## Task description
The material below has pictures in it. Set down only the lines from the line containing "Write the Apache ECharts code for this chart." through the line containing "const catsB3 = ['MOU', 'SWEIG'];", word for word, and leave the pictures behind.

## Material to process
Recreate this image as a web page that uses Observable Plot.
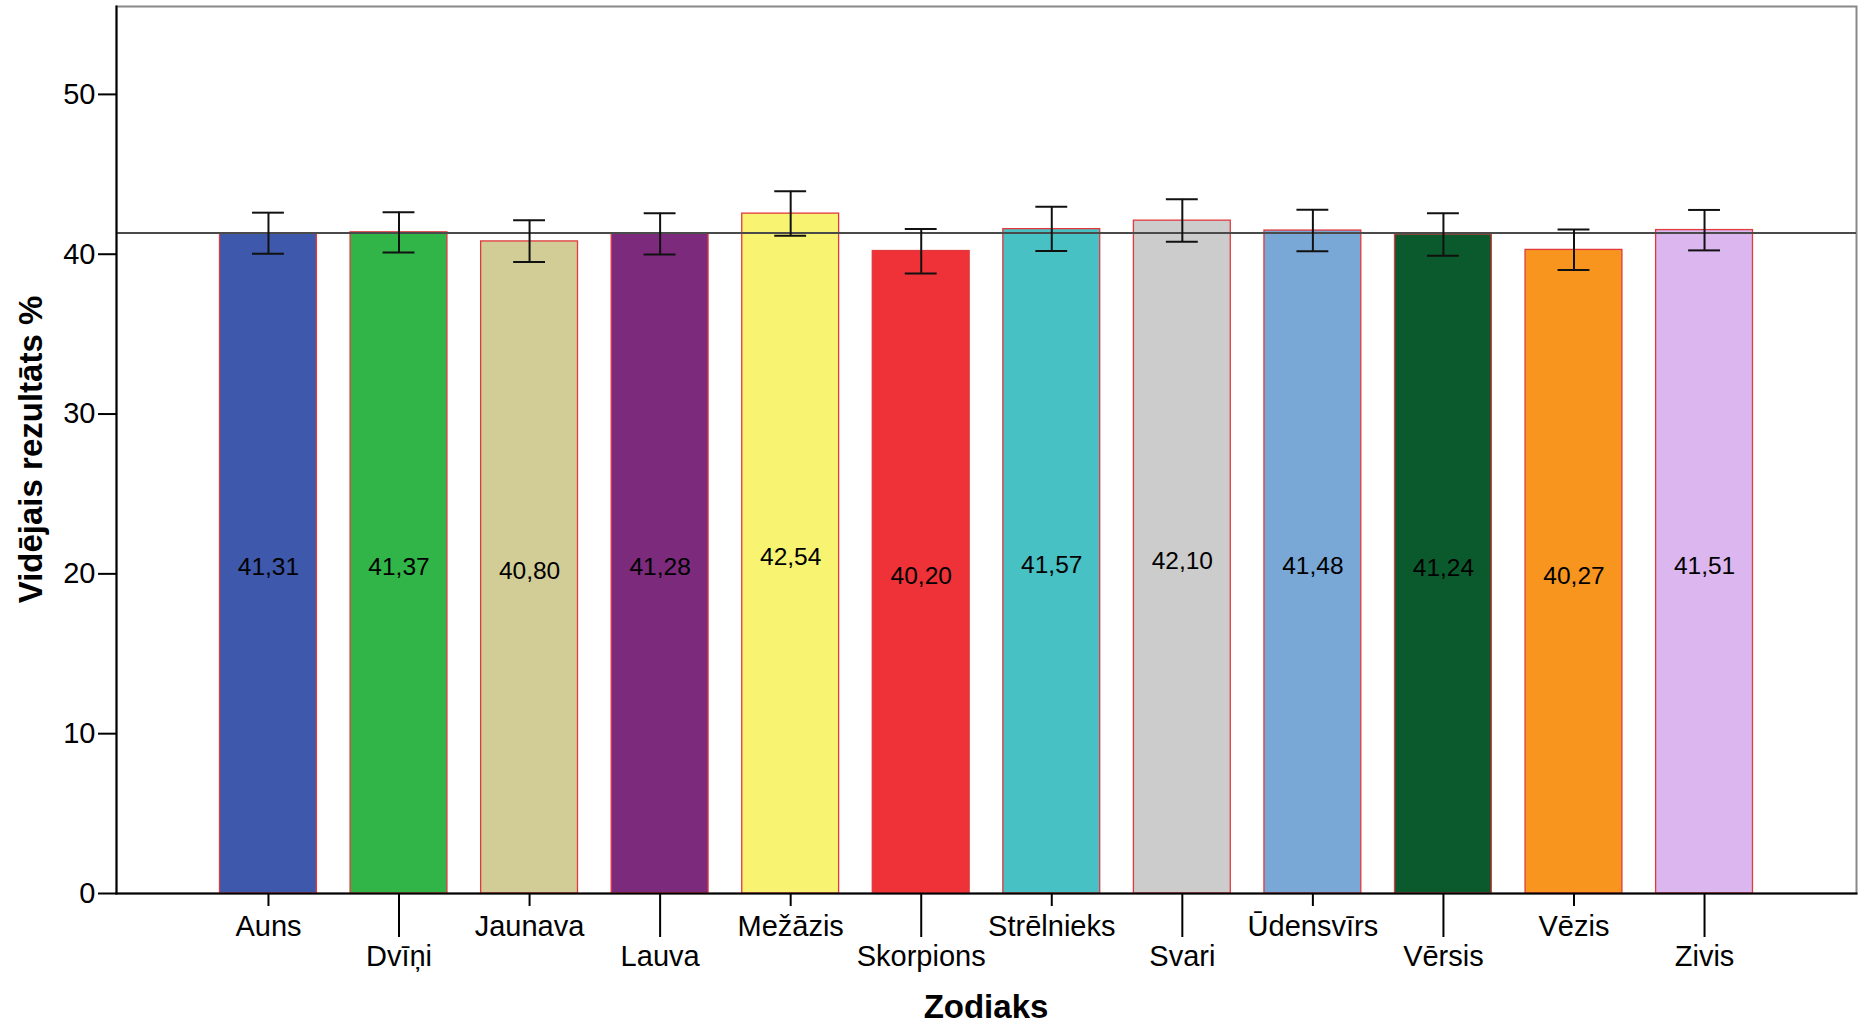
<!DOCTYPE html>
<html>
<head>
<meta charset="utf-8">
<script src="https://cdn.jsdelivr.net/npm/d3@7"></script>
<script src="https://cdn.jsdelivr.net/npm/@observablehq/plot@0.6"></script>
<style>
  html, body { margin: 0; padding: 0; background: #fff; }
  #chart svg { display: block; }
</style>
</head>
<body>
<div id="chart"></div>
<script>
const categories = ["Auns","Dvīņi","Jaunava","Lauva","Mežāzis","Skorpions","Strēlnieks","Svari","Ūdensvīrs","Vērsis","Vēzis","Zivis"];
const means  = [41.31,41.37,40.80,41.28,42.54,40.20,41.57,42.10,41.48,41.24,40.27,41.51];
const ciLow  = [40.03,40.10,39.51,39.99,41.16,38.80,40.20,40.78,40.18,39.91,39.01,40.24];
const ciHigh = [42.60,42.63,42.12,42.56,43.94,41.58,42.97,43.44,42.79,42.56,41.54,42.77];
const colors = ["#3e58ab","#31b548","#d2cd96","#7b2a7c","#f8f471","#ee3238","#48c1c4","#cccccc","#7aa8d6","#0b5a2e","#f7951f","#dcb6ef"];
const grandMean = 41.33;
const yTicks = [0,10,20,30,40,50];
const xLabel = "Zodiaks";
const yLabel = "Vidējais rezultāts %";

const data = categories.map((c, i) => ({cat: c, mean: means[i], lo: ciLow[i], hi: ciHigh[i], color: colors[i]}));
const evenCats = categories.filter((c, i) => i % 2 === 0);
const oddCats = categories.filter((c, i) => i % 2 === 1);
const fmt = v => d3.format(".2f")(v).replace(".", ",");

const W = 1867, H = 1027;
const chart = Plot.plot({
  width: W,
  height: H,
  marginLeft: 116,
  marginRight: 11,
  marginTop: 6,
  marginBottom: 134,
  style: {fontFamily: "'Liberation Sans', Arial, sans-serif", fontSize: "29px", color: "#000", background: "#fff"},
  x: {type: "band", domain: categories, paddingInner: 0.258, paddingOuter: 0.793, round: false},
  y: {domain: [0, 55.5]},
  color: {type: "identity"},
  marks: [
    Plot.frame({stroke: "#888", strokeWidth: 2}),
    Plot.barY(data, {x: "cat", y: "mean", fill: "color", stroke: "#e03a3e", strokeWidth: 1.3}),
    Plot.ruleY([grandMean], {stroke: "#4a4a4a", strokeWidth: 2}),
    Plot.ruleX(data, {x: "cat", y1: "lo", y2: "hi", stroke: "#111", strokeWidth: 2}),
    Plot.tickY(data, {x: "cat", y: "lo", stroke: "#111", strokeWidth: 2, insetLeft: 32.5, insetRight: 32.5}),
    Plot.tickY(data, {x: "cat", y: "hi", stroke: "#111", strokeWidth: 2, insetLeft: 32.5, insetRight: 32.5}),
    Plot.text(data, {x: "cat", y: d => d.mean / 2, text: d => fmt(d.mean), fontSize: 24.5, dy: 4, fill: "#000"}),
    Plot.frame({anchor: "left", stroke: "#000", strokeWidth: 2}),
    Plot.frame({anchor: "bottom", stroke: "#000", strokeWidth: 2}),
    Plot.axisY({ticks: yTicks, tickSize: 18, tickPadding: 3, strokeWidth: 2, label: null, fontSize: 29}),
    Plot.axisX({ticks: evenCats, tickSize: 13, tickPadding: 9, strokeWidth: 2, label: null, fontSize: 29}),
    Plot.axisX({ticks: oddCats, tickSize: 44, tickPadding: 8, strokeWidth: 2, label: null, fontSize: 29})
  ]
});

const svg = d3.select(chart.tagName.toLowerCase() === "svg" ? chart : chart.querySelector("svg"));
svg.append("text")
  .attr("x", (116 + (W - 11)) / 2)
  .attr("y", 1018)
  .attr("text-anchor", "middle")
  .attr("font-weight", "bold")
  .attr("font-size", 33)
  .attr("fill", "#000")
  .text(xLabel);
svg.append("text")
  .attr("transform", `translate(42, ${(6 + (H - 134)) / 2}) rotate(-90)`)
  .attr("text-anchor", "middle")
  .attr("font-weight", "bold")
  .attr("font-size", 33)
  .attr("fill", "#000")
  .text(yLabel);

document.getElementById("chart").appendChild(chart);
</script>
</body>
</html>
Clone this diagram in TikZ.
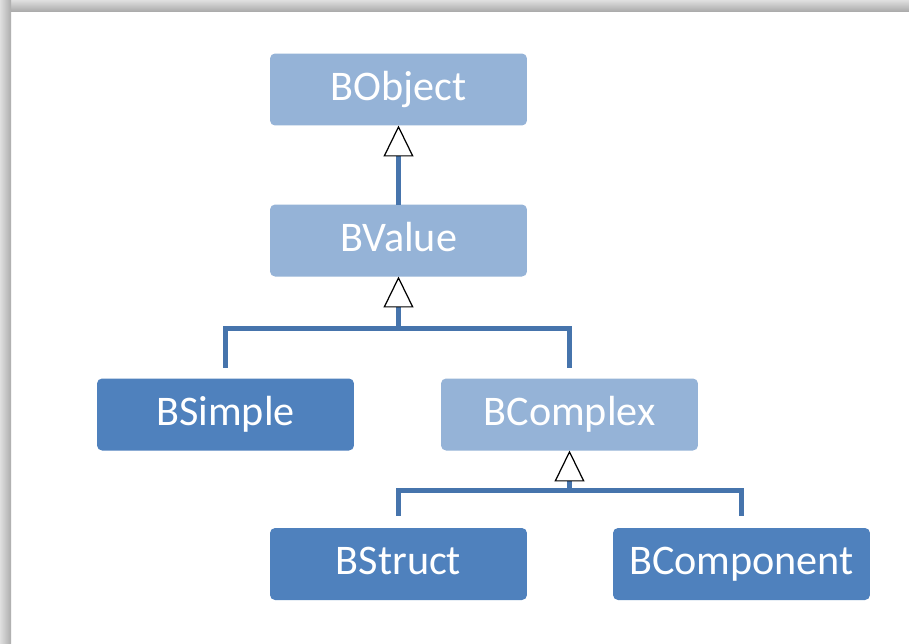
\documentclass[tikz,border=0pt]{standalone}
\usepackage{fontspec}
\setmainfont{Carlito}
\usetikzlibrary{arrows.meta,calc}

\definecolor{bluel}{RGB}{149,179,215}
\definecolor{blued}{RGB}{79,129,189}
\definecolor{bluelink}{RGB}{70,116,172}

\tikzset{
  box/.style={rounded corners=0.1cm, minimum width=5.14cm, minimum height=1.44cm,
    inner sep=0pt, outer sep=0pt, text height=0.5cm, text depth=0.08cm,
    text=white, font=\fontsize{24}{28}\selectfont},
  boxl/.style={box, fill=bluel},
  boxd/.style={box, fill=blued},
  link/.style={draw=bluelink, line width=0.1cm},
  inherit/.style={link, -{Triangle[length=0.62cm, width=0.6cm, color=black, fill=white, line width=0.7pt 0]}}
}

\begin{document}
\begin{tikzpicture}[x=0.02cm, y=-0.02cm]
            \useasboundingbox (0,0) rectangle (909,643);
            \fill[white] (0,0) rectangle (909,643);
            \shade[top color=gray!25, bottom color=gray!65] (0,0) rectangle (909,11);
            \shade[left color=gray!25, right color=gray!65] (0,0) rectangle (11,643);
            \node[boxl] (bobject) at (398.5,89.5) {BObject};
            \node[boxl] (bvalue) at (398.5,240.5) {BValue};
            \node[boxd] (bsimple) at (225.5,414.5) {BSimple};
            \node[boxl] (bcomplex) at (569.5,414.5) {BComplex};
            \node[boxd] (bstruct) at (398.5,564) {BStruct};
            \node[boxd] (bcomponent) at (741.5,564) {BComponent};
            \coordinate (split1) at ($(bvalue.south)+(0,52)$);
            \coordinate (split2) at ($(bcomplex.south)+(0,40)$);
            \draw[inherit] (bvalue) -- (bobject);
            \draw[link, shorten <=6pt, shorten >=6pt] (bsimple.north) |- (split1) -| (bcomplex.north);
            \draw[inherit] (split1) -- (bvalue.south);
            \draw[link, shorten <=7pt, shorten >=7pt] (bstruct.north) |- (split2) -| (bcomponent.north);
            \draw[inherit] (split2) -- (bcomplex.south);
        \end{tikzpicture}
\end{document}
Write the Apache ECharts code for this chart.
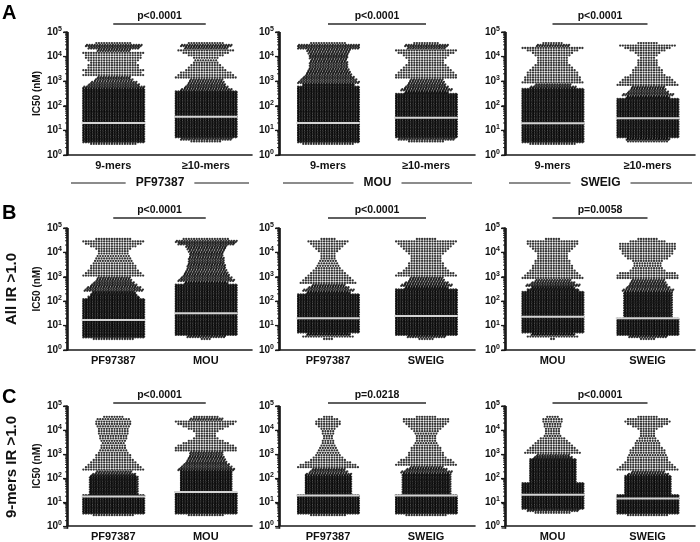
<!DOCTYPE html>
<html><head><meta charset="utf-8">
<script src="https://cdn.jsdelivr.net/npm/echarts@6/dist/echarts.min.js"></script>
<style>html,body{margin:0;padding:0;background:#fff}#c{width:700px;height:542px}</style>
</head><body><div id="c"></div>
<script>
// ---------- data (dots per 0.1-decade bin of log10 IC50, bins start at 10^0.4) ----------
const binStartLog = 0.4, binWidthLog = 0.1;

const catsA = ['9-mers', '≥10-mers'];
const catsB1 = ['PF97387', 'MOU'];
const catsB2 = ['PF97387', 'SWEIG'];
const catsB3 = ['MOU', 'SWEIG'];

const pfNine  = [18, 72,72,72,72,72,72,72,72,72,72, 72,72,72,72,72,72,72,72,72,72, 72,72, 48,40,36, 30,26,24, 22,24,20, 20,18,20,22, 22,24,26, 40,44, 14];
const pfTen   = [0,12,40, 72,72,72,72,72,72,72,72,72,72, 72,72,72,72,72,72,72,72,72, 40,34,30,28, 26,24,22,20, 16,14,12,10, 9,10,14, 18,22, 34,40, 14];
const mouNine = [20, 72,72,72,72,72,72,72,72,72,72, 72,72,72,72,72,72,72,72,72,72, 72,72,72, 60,48, 44,40,36, 34,32,30, 30,30,28,30, 30,32,34, 48,48, 14];
const mouTen  = [0,14,44, 72,72,72,72,72,72,72,72,72,72, 72,72,72,72,72,72,72,72, 50,40,34, 30,28,26, 24,24,22, 20,18,16, 14,14,16, 18,22,24, 30,34, 10];
const swNine  = [18, 72,72,72,72,72,72,72,72,72,72, 72,72,72,72,72,72,72,72,72,72, 72,72, 36,28,24, 22,22,20, 20,18, 16,14,12,12, 12,14,16, 20,24,26, 8];
const swTen   = [0,16,50, 72,72,72,72,72,72,72,72,72,72, 72,72,72,72,72,72, 50,40,32, 28,26,24,22, 20,18, 14,12,12, 10,8,8,8,6, 8,10, 14,18,22, 8];

const allPF_vsMOU  = [16, 72,72,72,72,72,72,72,72,72,72, 72,72,72,72,72,72, 60,54,50,46,42, 36,32,28,26, 24,22,20, 18,18,16, 15,14,13,12, 12,14,18, 22,24, 14];
const allMOU_vsPF  = [4,30, 72,72,72,72,72,72,72,72,72,72, 72,72,72,72,72,72,72,72,72,72,72, 50,44,40, 36,34,32, 30,30,28, 28,28,26,26, 28,30,32, 44,48, 18];
const allPF_vsSW   = [4,20,50, 72,72,72,72,72,72,72,72,72,72, 72,72,72,72,72,72, 50,40,32, 26,22,20, 18,16,14, 12,10,9, 8,7,6,6,6, 8,10,12, 14,16, 6];
const allSW_vsPF   = [6,30, 72,72,72,72,72,72,72,72,72,72, 72,72,72,72,72,72,72,72,72, 50,40,34, 28,26,24, 22,18,16, 14,14,12,12, 12,14,16, 18,20, 22,24, 8];
const allMOU_vsSW  = [2,20,50, 72,72,72,72,72,72,72,72,72,72, 72,72,72,72,72,72,72, 60,50,42, 34,28,24, 22,20,18, 16,16,14, 14,12,12,12, 14,16,18, 20,20, 6];
const allSW_vsMOU  = [6,30, 72,72,72,72,72,72,72, 56,56,56,56,56,56,56,56,56,56,56, 40,34,30,28, 26,24,24,22, 14,12,11,11,12, 16,18,20,20,22,22,22, 14, 8];

const nmPF_vsMOU   = [16, 72,72,72,72,72,72,72,72, 56,56,56,56,56,56,56,56, 34,28,24,22, 20,18,16, 14,14,12, 11,10,10,9,10, 11,11,12,12, 12,13,14, 14,13, 8];
const nmMOU_vsPF   = [14, 72,72,72,72,72,72,72,72,72, 60,60,60,60,60,60,60,60,60, 44,40,36,32,30,28, 26,26,24,24,22, 18,14,10, 8,8,10, 14,18,22, 24,26, 10];
const nmPF_vsSW    = [14, 72,72,72,72,72,72,72,72, 54,54,54,54,54,54,54,54, 36,30,26, 24,22,18, 14,12,10, 9,8,7, 6,5,5,4,4,5,5, 6,8,10, 10,8, 4];
const nmSW_vsPF    = [16, 72,72,72,72,72,72,72,72, 56,56,56,56,56,56,56,56,56, 40,32,26,24, 22,20, 16,14,14,12,12, 10,9,8,8,8,9,10, 12,14,16, 18,18, 8];
const nmMOU_vsSW   = [0,14,40, 72,72,72,72,72,72,72,72,72,72,72, 54,54,54,54,54,54,54,54,54,54, 30,26,22,20, 18,16,14, 12,10, 7,6,6, 6,7,7,8,8, 5];
const nmSW_vsMOU   = [16, 72,72,72,72,72,72,72,72, 54,54,54,54,54,54,54,54, 32,26,24, 22,20,18, 16,16,15,14,14, 12,10,10,9, 7,6,6,6,8, 12,16,18, 16, 8];

// medians (nM)
const medA1 = [20, 36], medA2 = [20, 33], medA3 = [19.5, 31];
const medB1 = [17, 32], medB2 = [20, 25], medB3 = [23, 20];
const medC1 = [17, 26], medC2 = [18.6, 18.6], medC3 = [20, 14];

const pTexts = ['p<0.0001', 'p<0.0001', 'p<0.0001',
                'p<0.0001', 'p<0.0001', 'p=0.0058',
                'p<0.0001', 'p=0.0218', 'p<0.0001'];
const groupLabels = ['PF97387', 'MOU', 'SWEIG'];
const rowLetters = ['A', 'B', 'C'];
const rowTitles = ['', 'All IR >1.0', '9-mers IR >1.0'];
const yMajorTicks = [1, 10, 100, 1000, 10000, 100000];

const panels = [
  {cats: catsA, counts: [pfNine, pfTen], med: medA1},
  {cats: catsA, counts: [mouNine, mouTen], med: medA2},
  {cats: catsA, counts: [swNine, swTen], med: medA3},
  {cats: catsB1, counts: [allPF_vsMOU, allMOU_vsPF], med: medB1},
  {cats: catsB2, counts: [allPF_vsSW, allSW_vsPF], med: medB2},
  {cats: catsB3, counts: [allMOU_vsSW, allSW_vsMOU], med: medB3},
  {cats: catsB1, counts: [nmPF_vsMOU, nmMOU_vsPF], med: medC1},
  {cats: catsB2, counts: [nmPF_vsSW, nmSW_vsPF], med: medC2},
  {cats: catsB3, counts: [nmMOU_vsSW, nmSW_vsMOU], med: medC3}
];

// ---------- layout ----------
const F = "'Liberation Sans', Arial, Helvetica, sans-serif";
const COLS = [{left: 67, width: 185}, {left: 279, width: 196}, {left: 505, width: 190}];
const ROWS = [{top: 32, height: 123}, {top: 228, height: 122}, {top: 406, height: 122}];
const PLINE_Y = [24, 218, 403];
const MAXW = 24, DOT_PX = 2.6;
const AXIS_COLOR = '#1a1a1a';

function swarm(counts, xc, sp) {
  const pts = [];
  counts.forEach((n, i) => {
    if (!n) return;
    const rows = Math.ceil(n / MAXW);
    let rem = n;
    for (let r = 0; r < rows; r++) {
      const inRow = Math.round(rem / (rows - r));
      rem -= inRow;
      const lv = binStartLog + binWidthLog * i + binWidthLog * (r + 0.5) / rows;
      const y = Math.pow(10, lv);
      const shift = rows > 1 && r % 2 ? 0.4 * sp : 0;
      for (let k = 0; k < inRow; k++) {
        pts.push([xc + (k - (inRow - 1) / 2) * sp + shift, y]);
      }
    }
  });
  return pts;
}

const minorTickVals = [];
for (let e = 0; e < 5; e++) for (let m = 2; m <= 9; m++) minorTickVals.push(m * Math.pow(10, e));

const grids = [], xAxes = [], yAxes = [], series = [], scatterIdx = [];
panels.forEach((P, g) => {
  const r = Math.floor(g / 3), c = g % 3;
  grids.push({left: COLS[c].left, width: COLS[c].width, top: ROWS[r].top, height: ROWS[r].height, containLabel: false});
  xAxes.push({
    type: 'category', gridIndex: g, data: P.cats,
    axisLine: {onZero: false, lineStyle: {color: AXIS_COLOR, width: 1.6}},
    axisTick: {alignWithLabel: true, length: 3, lineStyle: {color: AXIS_COLOR, width: 1.2}},
    axisLabel: {fontFamily: F, fontWeight: 'bold', fontSize: 11, color: '#111', margin: 5},
    splitLine: {show: false}
  });
  xAxes.push({type: 'value', gridIndex: g, min: -0.5, max: 1.5, show: false});
  yAxes.push({
    type: 'log', gridIndex: g, logBase: 10, min: 1, max: 100000,
    axisLine: {show: true, onZero: false, lineStyle: {color: AXIS_COLOR, width: 1.6}},
    axisTick: {show: true, length: 4, lineStyle: {color: AXIS_COLOR, width: 1.2}},
    splitLine: {show: false},
    name: c === 0 ? 'IC50 (nM)' : '', nameLocation: 'middle', nameRotate: 90, nameGap: 25,
    nameTextStyle: {fontFamily: F, fontWeight: 'bold', fontSize: 10, color: '#111'},
    axisLabel: {
      margin: 5,
      formatter: v => '{b|10}{s|' + Math.round(Math.log10(v)) + '}',
      rich: {
        b: {fontFamily: F, fontWeight: 'bold', fontSize: 10, color: '#111', lineHeight: 13},
        s: {fontFamily: F, fontWeight: 'bold', fontSize: 7, color: '#111', verticalAlign: 'top', lineHeight: 13}
      }
    }
  });
  const sp = DOT_PX / (COLS[c].width / 2);
  const pts = [];
  P.counts.forEach((cnt, k) => { swarm(cnt, k, sp).forEach(p => pts.push(p)); });
  scatterIdx.push(series.length);
  series.push({type: 'scatter', xAxisIndex: 2 * g + 1, yAxisIndex: g, data: pts, symbol: 'circle', symbolSize: 2.3,
    itemStyle: {color: '#000'}, silent: true, progressive: 0, large: false, z: 2, animation: false});
  P.med.forEach((m, k) => {
    const hw = (MAXW / 2) * sp + sp * 0.2;
    series.push({type: 'line', xAxisIndex: 2 * g + 1, yAxisIndex: g, data: [[k - hw, m], [k + hw, m]], symbol: 'none',
      lineStyle: {color: '#d4d4d4', width: 2}, z: 5, silent: true, animation: false});
  });
  // y axis spine as a line series (fallback)
  series.push({type: 'line', xAxisIndex: 2 * g + 1, yAxisIndex: g, data: [[-0.49, 1], [-0.49, 100000]], symbol: 'none', clip: false,
    lineStyle: {color: AXIS_COLOR, width: 1.6}, z: 8, silent: true, animation: false});
});

const chart = echarts.init(document.getElementById('c'), null, {renderer: 'canvas'});
chart.setOption({animation: false, backgroundColor: '#fff', grid: grids, xAxis: xAxes, yAxis: yAxes, series: series});

const gr = [];
panels.forEach((P, g) => {
  const r = Math.floor(g / 3), c = g % 3;
  const toPx = v => chart.convertToPixel({seriesIndex: scatterIdx[g]}, v);
  // y axis ticks in the grid frame (log scale of the panel rectangle)
  const X = COLS[c].left + 0.5, B = ROWS[r].top + ROWS[r].height, H = ROWS[r].height;
  const yOf = v => B - H * Math.log10(v) / 5;
  gr.push({type: 'line', zlevel: 1, z: 50, shape: {x1: X, y1: B + 0.8, x2: X, y2: ROWS[r].top}, style: {stroke: AXIS_COLOR, lineWidth: 1.6}});
  yMajorTicks.forEach(v => {
    gr.push({type: 'line', zlevel: 1, z: 50, shape: {x1: X - 4, y1: yOf(v), x2: X, y2: yOf(v)}, style: {stroke: AXIS_COLOR, lineWidth: 1.2}});
  });
  minorTickVals.forEach(v => {
    gr.push({type: 'line', zlevel: 1, z: 50, shape: {x1: X - 2.5, y1: yOf(v), x2: X, y2: yOf(v)}, style: {stroke: AXIS_COLOR, lineWidth: 0.9}});
  });
  // significance bracket
  const a = toPx([0, 100000]), b = toPx([1, 100000]);
  const y = PLINE_Y[r];
  gr.push({type: 'line', shape: {x1: a[0], y1: y, x2: b[0], y2: y}, style: {stroke: '#2a2a2a', lineWidth: 1.3}, z: 10});
  gr.push({type: 'text', x: (a[0] + b[0]) / 2, y: y - 2, style: {text: pTexts[g], font: 'bold 10.5px ' + F, fill: '#111', textAlign: 'center', textVerticalAlign: 'bottom'}, z: 10});
});
groupLabels.forEach((t, c) => {
  const L = COLS[c].left + 4, R = COLS[c].left + COLS[c].width - 3, y = 183;
  gr.push({type: 'line', shape: {x1: L, y1: y, x2: R, y2: y}, style: {stroke: AXIS_COLOR, lineWidth: 1.2}, z: 10});
  gr.push({type: 'text', x: (L + R) / 2, y: y, style: {text: t, font: 'bold 12px ' + F, fill: '#111', textAlign: 'center', textVerticalAlign: 'middle', backgroundColor: '#fff', padding: [2, 10]}, z: 11});
});
const letterY = [13, 213, 397];
rowLetters.forEach((t, r) => {
  gr.push({type: 'text', x: 2, y: letterY[r], style: {text: t, font: 'bold 20px ' + F, fill: '#000', textAlign: 'left', textVerticalAlign: 'middle'}, z: 10});
});
const titleY = [0, 289, 467];
rowTitles.forEach((t, r) => {
  if (!t) return;
  gr.push({type: 'text', x: 12, y: titleY[r], rotation: Math.PI / 2, style: {text: t, font: 'bold 15px ' + F, fill: '#111', textAlign: 'center', textVerticalAlign: 'middle'}, z: 10});
});
chart.setOption({graphic: gr});
</script>
</body></html>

## Finished task
Write the Apache ECharts code for this chart.
<!DOCTYPE html>
<html><head><meta charset="utf-8">
<script src="https://cdn.jsdelivr.net/npm/echarts@6/dist/echarts.min.js"></script>
<style>html,body{margin:0;padding:0;background:#fff}#c{width:700px;height:542px}</style>
</head><body><div id="c"></div>
<script>
// ---------- data (dots per 0.1-decade bin of log10 IC50, bins start at 10^0.4) ----------
const binStartLog = 0.4, binWidthLog = 0.1;

const catsA = ['9-mers', '≥10-mers'];
const catsB1 = ['PF97387', 'MOU'];
const catsB2 = ['PF97387', 'SWEIG'];
const catsB3 = ['MOU', 'SWEIG'];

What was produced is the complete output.